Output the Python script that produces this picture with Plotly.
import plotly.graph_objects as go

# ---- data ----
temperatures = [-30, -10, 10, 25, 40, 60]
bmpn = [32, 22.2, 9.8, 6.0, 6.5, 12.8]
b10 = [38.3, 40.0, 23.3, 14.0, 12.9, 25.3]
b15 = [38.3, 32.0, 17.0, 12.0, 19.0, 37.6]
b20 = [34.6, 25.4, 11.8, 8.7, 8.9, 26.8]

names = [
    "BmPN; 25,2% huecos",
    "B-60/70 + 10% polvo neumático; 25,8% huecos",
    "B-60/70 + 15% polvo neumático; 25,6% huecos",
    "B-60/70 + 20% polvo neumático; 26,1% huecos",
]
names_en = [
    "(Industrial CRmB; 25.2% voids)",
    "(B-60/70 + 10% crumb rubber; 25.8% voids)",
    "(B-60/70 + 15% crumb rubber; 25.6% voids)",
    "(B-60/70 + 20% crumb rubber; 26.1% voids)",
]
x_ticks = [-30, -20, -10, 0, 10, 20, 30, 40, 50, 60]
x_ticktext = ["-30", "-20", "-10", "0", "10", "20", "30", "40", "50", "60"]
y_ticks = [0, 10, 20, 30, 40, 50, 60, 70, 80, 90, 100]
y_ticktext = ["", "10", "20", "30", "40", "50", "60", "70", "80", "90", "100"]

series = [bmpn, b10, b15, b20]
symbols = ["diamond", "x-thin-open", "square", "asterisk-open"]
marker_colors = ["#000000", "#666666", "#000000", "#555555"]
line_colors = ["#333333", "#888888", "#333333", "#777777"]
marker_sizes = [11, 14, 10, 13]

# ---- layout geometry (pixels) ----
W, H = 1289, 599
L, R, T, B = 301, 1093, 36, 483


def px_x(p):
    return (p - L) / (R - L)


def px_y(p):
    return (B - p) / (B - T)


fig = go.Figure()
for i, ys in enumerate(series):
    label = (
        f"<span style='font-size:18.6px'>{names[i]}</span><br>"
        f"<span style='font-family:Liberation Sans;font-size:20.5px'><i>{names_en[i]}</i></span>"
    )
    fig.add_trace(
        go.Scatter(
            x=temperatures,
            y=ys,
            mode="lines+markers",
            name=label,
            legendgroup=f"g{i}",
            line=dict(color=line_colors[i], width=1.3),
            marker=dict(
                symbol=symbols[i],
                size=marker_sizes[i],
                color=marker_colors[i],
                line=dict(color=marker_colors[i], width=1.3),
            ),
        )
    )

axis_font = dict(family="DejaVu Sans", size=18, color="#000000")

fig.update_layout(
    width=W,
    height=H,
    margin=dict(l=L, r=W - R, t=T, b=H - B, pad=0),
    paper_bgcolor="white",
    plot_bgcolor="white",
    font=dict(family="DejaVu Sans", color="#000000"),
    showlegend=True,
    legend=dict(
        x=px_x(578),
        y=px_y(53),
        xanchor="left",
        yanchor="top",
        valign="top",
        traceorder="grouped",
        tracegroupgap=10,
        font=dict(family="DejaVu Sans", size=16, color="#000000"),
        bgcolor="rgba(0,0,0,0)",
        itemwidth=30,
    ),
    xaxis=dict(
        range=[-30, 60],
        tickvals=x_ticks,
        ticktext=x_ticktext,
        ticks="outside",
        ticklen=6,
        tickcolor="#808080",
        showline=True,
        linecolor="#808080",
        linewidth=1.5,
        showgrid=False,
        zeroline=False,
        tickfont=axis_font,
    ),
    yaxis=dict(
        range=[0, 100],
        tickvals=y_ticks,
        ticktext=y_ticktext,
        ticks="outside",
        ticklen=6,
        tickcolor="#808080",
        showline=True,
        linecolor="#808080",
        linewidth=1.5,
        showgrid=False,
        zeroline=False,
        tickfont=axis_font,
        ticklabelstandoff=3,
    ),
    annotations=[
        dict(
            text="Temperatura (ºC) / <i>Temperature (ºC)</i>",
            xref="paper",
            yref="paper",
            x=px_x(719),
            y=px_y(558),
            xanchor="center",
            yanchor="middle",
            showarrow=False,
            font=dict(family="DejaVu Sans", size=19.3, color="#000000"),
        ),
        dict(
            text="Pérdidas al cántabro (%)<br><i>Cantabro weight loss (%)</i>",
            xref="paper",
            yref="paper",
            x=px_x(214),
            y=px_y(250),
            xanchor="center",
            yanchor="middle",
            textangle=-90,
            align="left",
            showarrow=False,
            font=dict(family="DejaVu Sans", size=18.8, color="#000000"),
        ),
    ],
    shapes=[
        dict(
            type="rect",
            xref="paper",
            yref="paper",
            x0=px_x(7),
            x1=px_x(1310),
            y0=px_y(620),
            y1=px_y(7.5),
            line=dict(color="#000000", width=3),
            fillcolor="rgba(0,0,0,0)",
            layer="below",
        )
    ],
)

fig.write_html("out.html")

━━━━━━

## WHAT TO PRODUCE
Quote each line above in full, word for word.

## ANSWER TO THE PROBLEM
Output the Python script that produces this picture with Plotly.
import plotly.graph_objects as go

# ---- data ----
temperatures = [-30, -10, 10, 25, 40, 60]
bmpn = [32, 22.2, 9.8, 6.0, 6.5, 12.8]
b10 = [38.3, 40.0, 23.3, 14.0, 12.9, 25.3]
b15 = [38.3, 32.0, 17.0, 12.0, 19.0, 37.6]
b20 = [34.6, 25.4, 11.8, 8.7, 8.9, 26.8]

names = [
    "BmPN; 25,2% huecos",
    "B-60/70 + 10% polvo neumático; 25,8% huecos",
    "B-60/70 + 15% polvo neumático; 25,6% huecos",
    "B-60/70 + 20% polvo neumático; 26,1% huecos",
]
names_en = [
    "(Industrial CRmB; 25.2% voids)",
    "(B-60/70 + 10% crumb rubber; 25.8% voids)",
    "(B-60/70 + 15% crumb rubber; 25.6% voids)",
    "(B-60/70 + 20% crumb rubber; 26.1% voids)",
]
x_ticks = [-30, -20, -10, 0, 10, 20, 30, 40, 50, 60]
x_ticktext = ["-30", "-20", "-10", "0", "10", "20", "30", "40", "50", "60"]
y_ticks = [0, 10, 20, 30, 40, 50, 60, 70, 80, 90, 100]
y_ticktext = ["", "10", "20", "30", "40", "50", "60", "70", "80", "90", "100"]

series = [bmpn, b10, b15, b20]
symbols = ["diamond", "x-thin-open", "square", "asterisk-open"]
marker_colors = ["#000000", "#666666", "#000000", "#555555"]
line_colors = ["#333333", "#888888", "#333333", "#777777"]
marker_sizes = [11, 14, 10, 13]

# ---- layout geometry (pixels) ----
W, H = 1289, 599
L, R, T, B = 301, 1093, 36, 483


def px_x(p):
    return (p - L) / (R - L)


def px_y(p):
    return (B - p) / (B - T)


fig = go.Figure()
for i, ys in enumerate(series):
    label = (
        f"<span style='font-size:18.6px'>{names[i]}</span><br>"
        f"<span style='font-family:Liberation Sans;font-size:20.5px'><i>{names_en[i]}</i></span>"
    )
    fig.add_trace(
        go.Scatter(
            x=temperatures,
            y=ys,
            mode="lines+markers",
            name=label,
            legendgroup=f"g{i}",
            line=dict(color=line_colors[i], width=1.3),
            marker=dict(
                symbol=symbols[i],
                size=marker_sizes[i],
                color=marker_colors[i],
                line=dict(color=marker_colors[i], width=1.3),
            ),
        )
    )

axis_font = dict(family="DejaVu Sans", size=18, color="#000000")

fig.update_layout(
    width=W,
    height=H,
    margin=dict(l=L, r=W - R, t=T, b=H - B, pad=0),
    paper_bgcolor="white",
    plot_bgcolor="white",
    font=dict(family="DejaVu Sans", color="#000000"),
    showlegend=True,
    legend=dict(
        x=px_x(578),
        y=px_y(53),
        xanchor="left",
        yanchor="top",
        valign="top",
        traceorder="grouped",
        tracegroupgap=10,
        font=dict(family="DejaVu Sans", size=16, color="#000000"),
        bgcolor="rgba(0,0,0,0)",
        itemwidth=30,
    ),
    xaxis=dict(
        range=[-30, 60],
        tickvals=x_ticks,
        ticktext=x_ticktext,
        ticks="outside",
        ticklen=6,
        tickcolor="#808080",
        showline=True,
        linecolor="#808080",
        linewidth=1.5,
        showgrid=False,
        zeroline=False,
        tickfont=axis_font,
    ),
    yaxis=dict(
        range=[0, 100],
        tickvals=y_ticks,
        ticktext=y_ticktext,
        ticks="outside",
        ticklen=6,
        tickcolor="#808080",
        showline=True,
        linecolor="#808080",
        linewidth=1.5,
        showgrid=False,
        zeroline=False,
        tickfont=axis_font,
        ticklabelstandoff=3,
    ),
    annotations=[
        dict(
            text="Temperatura (ºC) / <i>Temperature (ºC)</i>",
            xref="paper",
            yref="paper",
            x=px_x(719),
            y=px_y(558),
            xanchor="center",
            yanchor="middle",
            showarrow=False,
            font=dict(family="DejaVu Sans", size=19.3, color="#000000"),
        ),
        dict(
            text="Pérdidas al cántabro (%)<br><i>Cantabro weight loss (%)</i>",
            xref="paper",
            yref="paper",
            x=px_x(214),
            y=px_y(250),
            xanchor="center",
            yanchor="middle",
            textangle=-90,
            align="left",
            showarrow=False,
            font=dict(family="DejaVu Sans", size=18.8, color="#000000"),
        ),
    ],
    shapes=[
        dict(
            type="rect",
            xref="paper",
            yref="paper",
            x0=px_x(7),
            x1=px_x(1310),
            y0=px_y(620),
            y1=px_y(7.5),
            line=dict(color="#000000", width=3),
            fillcolor="rgba(0,0,0,0)",
            layer="below",
        )
    ],
)

fig.write_html("out.html")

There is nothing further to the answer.